> What the task asks: From the listing below, pull out all lines with "this" in them.

═════ Source records ═════

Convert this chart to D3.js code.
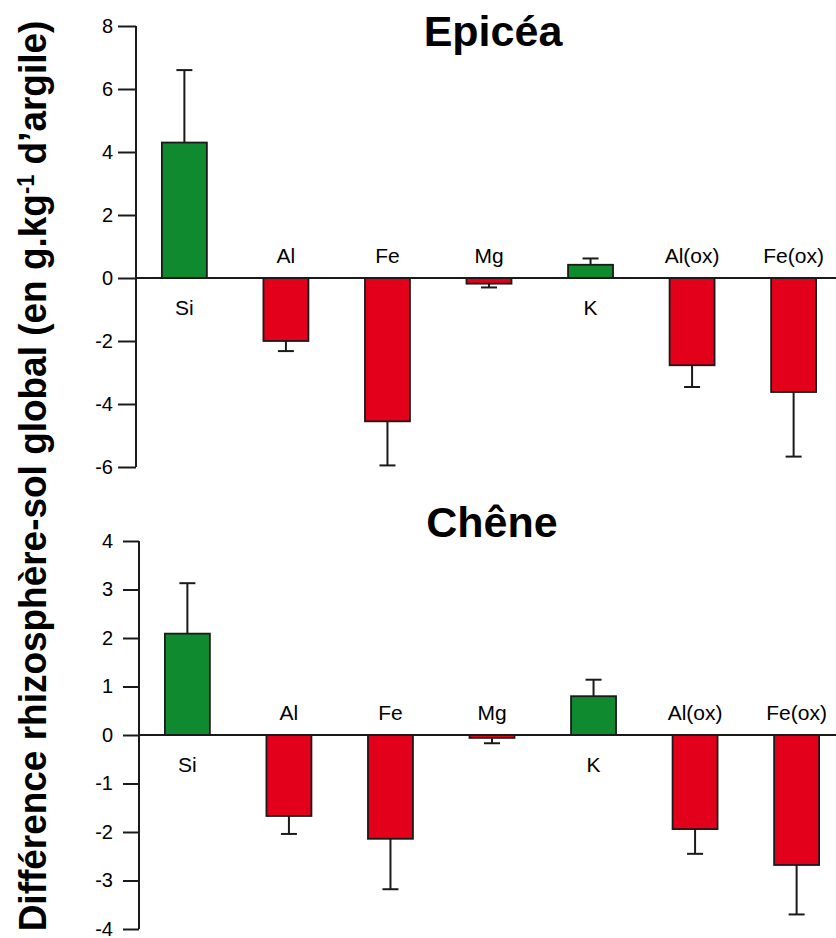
<!DOCTYPE html>
<html>
<head>
<meta charset="utf-8">
<script src="https://cdn.jsdelivr.net/npm/d3@7"></script>
<style>
  html, body { margin: 0; padding: 0; background: #fff; }
  svg { display: block; font-family: "Liberation Sans", Arial, sans-serif; }
</style>
</head>
<body>
<svg id="chart" width="836" height="938"></svg>
<script>
// ---- data ----
const categories = ["Si", "Al", "Fe", "Mg", "K", "Al(ox)", "Fe(ox)"];
const epiceaValues = [4.3, -2.0, -4.55, -0.18, 0.42, -2.77, -3.62];
const epiceaErrors = [2.3, 0.32, 1.4, 0.12, 0.2, 0.69, 2.05];
const cheneValues = [2.09, -1.67, -2.14, -0.06, 0.8, -1.94, -2.68];
const cheneErrors = [1.04, 0.37, 1.04, 0.11, 0.34, 0.51, 1.02];
const epiceaTicks = [8, 6, 4, 2, 0, -2, -4, -6];
const cheneTicks = [4, 3, 2, 1, 0, -1, -2, -3, -4];
const titles = ["Epicéa", "Chêne"];

const GREEN = "#0f8a2f", RED = "#e2001a", INK = "#1a1a1a";
const svg = d3.select("#chart");

function panel(opts) {
  const { values, errors, ticks, domain, yRange, axisX, title, titleX, titleY, tickSize, tickPad } = opts;
  const g = svg.append("g");
  const y = d3.scaleLinear().domain(domain).range(yRange);
  const x = d3.scaleBand().domain(categories).range([axisX, axisX + 706])
    .paddingInner(0.557).paddingOuter(0.255);

  // y axis
  const axis = d3.axisLeft(y).tickValues(ticks).tickSize(tickSize).tickPadding(tickPad)
    .tickFormat(d => String(d));
  const ag = g.append("g").attr("transform", `translate(${axisX},0)`).call(axis);
  ag.select(".domain").attr("stroke", INK).attr("stroke-width", 2)
    .attr("d", `M0,${yRange[0]}V${yRange[1]}`);
  ag.selectAll(".tick line").attr("stroke", INK).attr("stroke-width", 2);
  ag.selectAll(".tick text").attr("fill", "#000").attr("dy", "0.3em").style("font-size", "20px")
    .style("font-family", '"Liberation Sans", Arial, sans-serif');

  const data = categories.map((c, i) => ({ c, v: values[i], e: errors[i] }));

  // bars
  g.selectAll("rect.bar").data(data).join("rect").attr("class", "bar")
    .attr("x", d => x(d.c))
    .attr("width", x.bandwidth())
    .attr("y", d => y(Math.max(0, d.v)))
    .attr("height", d => Math.abs(y(d.v) - y(0)))
    .attr("fill", d => d.v >= 0 ? GREEN : RED)
    .attr("stroke", INK).attr("stroke-width", 1.8);

  // error bars
  const capW = 16;
  const eb = g.selectAll("g.err").data(data).join("g").attr("class", "err");
  eb.append("line")
    .attr("x1", d => x(d.c) + x.bandwidth() / 2).attr("x2", d => x(d.c) + x.bandwidth() / 2)
    .attr("y1", d => y(d.v)).attr("y2", d => y(d.v + Math.sign(d.v) * d.e))
    .attr("stroke", INK).attr("stroke-width", 2);
  eb.append("line")
    .attr("x1", d => x(d.c) + x.bandwidth() / 2 - capW / 2).attr("x2", d => x(d.c) + x.bandwidth() / 2 + capW / 2)
    .attr("y1", d => y(d.v + Math.sign(d.v) * d.e)).attr("y2", d => y(d.v + Math.sign(d.v) * d.e))
    .attr("stroke", INK).attr("stroke-width", 2);

  // zero line
  g.append("line").attr("x1", axisX).attr("x2", 836).attr("y1", y(0)).attr("y2", y(0))
    .attr("stroke", INK).attr("stroke-width", 2);

  // category labels
  g.selectAll("text.cat").data(data).join("text").attr("class", "cat")
    .attr("x", d => x(d.c) + x.bandwidth() / 2)
    .attr("y", d => d.v >= 0 ? y(0) + 37 : y(0) - 15)
    .attr("text-anchor", "middle")
    .style("font-size", "21px").attr("fill", "#000")
    .text(d => d.c);

  // title
  g.append("text").attr("x", titleX).attr("y", titleY).attr("text-anchor", "middle")
    .style("font-size", "43px").style("font-weight", "bold").attr("fill", "#000")
    .text(title);
}

panel({ values: epiceaValues, errors: epiceaErrors, ticks: epiceaTicks, domain: [-6, 8],
  yRange: [467, 26], axisX: 136, title: titles[0], titleX: 493, titleY: 46, tickSize: 18, tickPad: 5 });
panel({ values: cheneValues, errors: cheneErrors, ticks: cheneTicks, domain: [-4, 4],
  yRange: [929, 541], axisX: 139, title: titles[1], titleX: 492, titleY: 537, tickSize: 16, tickPad: 10 });

// y-axis title
const yt = svg.append("text")
  .attr("text-anchor", "middle")
  .style("font-size", "39px").style("font-weight", "bold").attr("fill", "#000");
yt.append("tspan").text("Différence rhizosphère-sol global (en g.kg");
yt.append("tspan").attr("baseline-shift", "super").style("font-size", "23px").text("-1");
yt.append("tspan").text(" d’argile)");
const natural = yt.node().getComputedTextLength();
const sx = 911 / natural;
yt.attr("transform", `translate(46,476) rotate(-90) scale(${sx},1)`);
</script>
</body>
</html>
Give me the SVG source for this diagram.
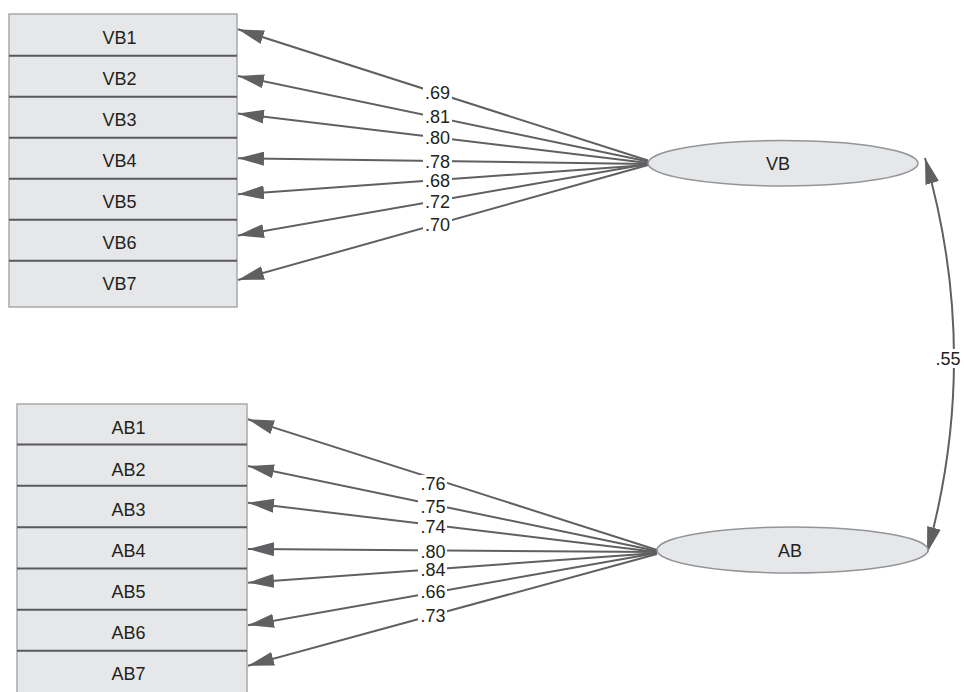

═════

> Exercise solution:
Convert this chart to D3.js code.
Give me the SVG source for this diagram.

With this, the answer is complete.